İç politikada hedefi Obamacare sağlık reformunu çöpe atıp, vergileri indirerek daha fazla iş yaratmak.
“Bombalarla IŞİD’in canına okumak”tan yana olan Trump, “ABD ordusunu kimsenin dalaşmayı göze alamayacağı kadar güçlendirerek” Amerika’yı yeniden büyük bir devlet yapmayı vaat ediyor.
Cumhuriyetçi Parti’nin bir diğer adayı Teksas Senatörü Ted Cruz ise Hıristiyan muhafazakâr kesimlerin gözdesi. Şahin bir dış politika çizgisi vaat eden Cruz’un bir dönem Suriye’de cihatçıların temizlenmesi için bombalanarak dümdüz edilmesini (carpet bombing) önerdiği biliniyor. Cruz, ayrıca Beşar Esad’ın Suriye’de iktidarda kalmasından yana. Türkiye’deki 1 Haziran seçimleri ardından Time dergisi için kaleme aldığı makalede Cruz’un “Artık Erdoğan seçimleri kaybettiğine göre IŞİD’e karşı Türkiye ile birlikte çalışabiliriz” dediğini de not düşelim.
Cumhuriyetçi adaylar arasında merkez seçmenlerin desteğini kazanarak sivrilmesi muhtemel bir diğer isimse, henüz 44 yaşında olan Florida Senatörü Marco Rubio.
Latin kökenli göçmen bir aileden gelen Rubio için ‘Cumhuriyetçilerin Obama’sı deniyor. Rubio ise benzetmeden rahatsız.
Genç yaşına rağmen, Obama’nın başkan seçildiği zamana kıyasla daha tecrübeli olduğunu savunan Rubio, Suriye’de Esad rejimine yönelik askeri müdahale taraftarı.
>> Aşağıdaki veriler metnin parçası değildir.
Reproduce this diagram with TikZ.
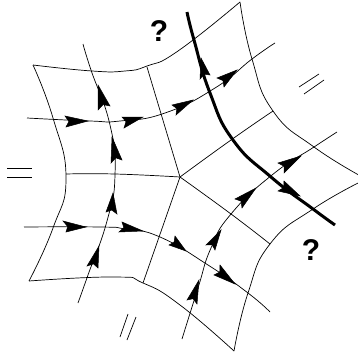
\documentclass[tikz,border=0pt]{standalone}
\usepackage{fontspec}
\setmainfont{Liberation Sans}
\usetikzlibrary{calc}
\tikzset{
  thinline/.style={line width=0.7pt,black},
  thickline/.style={line width=3pt,black},
  dartfill/.style={fill=black,draw=black,line width=0.5pt,line join=miter},
  mark label/.style={font=\bfseries\fontsize{30}{30}\selectfont,inner sep=0pt}
}
\newcommand{\dart}[3]{\filldraw[dartfill] (#1) -- (#2) -- ($(#2)!.5!(#3)!.15!(#1)$) -- (#3) -- cycle;}
\newcommand{\curve}[2][thinline]{\draw[#1] plot[smooth,tension=0.85] coordinates {#2};}
\begin{document}
\begin{tikzpicture}[x=1pt,y=-1pt]
\clip (0,0) rectangle (358,356);
\useasboundingbox (0,0) rectangle (358,356);
\coordinate (C) at (180,177);
% outer boundary
\curve{(33,65) (92,71) (125,71) (147,66) (178,51) (240,2)}
\curve{(240,2) (252,59) (273,111) (314,147) (366,179)}
\curve{(366,179) (313,209) (270,244) (248,293) (234,351)}
\curve{(234,351) (180,305) (143,283) (115,277) (29,281)}
\curve{(29,281) (53,228) (66,178) (53,118) (33,65)}
% spokes
\curve{(66,174) (115,174) (C)}
\curve{(147,67) (C)}
\curve{(C) (231,140) (273,111)}
\curve{(C) (231,214) (270,244)}
\curve{(C) (143,283)}
% flow lines
\curve{(27,118) (90,121) (120,121) (165,113) (215,88) (252,59) (275,43)}
\curve{(83,44) (91,70) (110,125) (115,175) (107,221) (88,275) (78,303)}
\curve{(24,227) (100,227) (125,229) (160,237) (208,265) (248,293) (270,312)}
\curve{(182,339) (198,288) (211,248) (231,214) (272,175) (314,147) (337,132)}
% thick curve
\curve[thickline]{(187,12) (194,40) (210,93) (233,140) (271,177) (313,209) (335,225)}
% arrowheads
\dart{88,121}{65,116}{66,127}
\dart{143,117}{122,117}{124,128}
\dart{193,100}{172,105}{176,115}
\dart{237,70}{217,78}{224,87}
\dart{98,85}{98,110}{110,106}
\dart{112,137}{111,163}{122,160}
\dart{113,193}{106,212}{117,214}
\dart{99,246}{87,266}{98,268}
\dart{86,227}{63,221}{66,232}
\dart{143,231}{122,222}{119,232}
\dart{186,251}{175,236}{169,245}
\dart{235,284}{220,265}{214,275}
\dart{199,280}{187,300}{197,304}
\dart{221,230}{206,245}{215,250}
\dart{256,188}{235,199}{242,208}
\dart{301,156}{278,163}{284,173}
\dart{201,58}{200,79}{210,75}
\dart{300,196}{284,181}{278,191}
% parallel marks
\draw[thinline] (7,168) -- (32,168);
\draw[thinline] (7,177) -- (32,177);
\draw[thinline] (299,87) -- (319,74);
\draw[thinline] (304,94) -- (324,80);
\draw[thinline] (120,337) -- (128,314);
\draw[thinline] (127,340) -- (136,317);
% labels
\node[mark label] (q1) at (159,31) {?};
\node[mark label] (q2) at (311,250) {?};
\end{tikzpicture}
\end{document}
ABD’nin dış politikada daha müdahaleci bir çizgi izlemesini savunan Rubio, seçildiği takdirde sadece İran’la nükleer anlaşmayı iptal etmekle kalmayıp, yeni yaptırımlar da uygulayacağını söylüyor.
Batı Şeria’yı Judea ve Samara olarak tanımlayan Rubio, İsrail sağının da favori adaylarından. Arkasında Başbakan Netanyahu’nun seçim kampanyalarına destek vermiş olan İsrail Hayom gazetesinin sahibi, Las Vegaslı kumarhane zengini Sheldon Adelson’un olması, Rubio’nun tartışma programlarında sergilediği kötü performansı telafi etmeye yetecek mi göreceğiz.
İnişli çıkışlı seyreden Türk-Amerikan ilişkileri açısından başkanlık seçimleri, ilişkilerin temel yapısında radikal bir değişim yaratmayacak olsa da, yeni başkanın benimseyeceği dış politika çizgisi Ankara ile Washington arası işbirliği için yeni fırsatlar doğurabilir. Elbette bunun tersi de geçerli.
Bu anlamda yeni döneme dair ipuçları, ön seçimlerin tamamlanması ardından biraz daha netleşmiş olacak.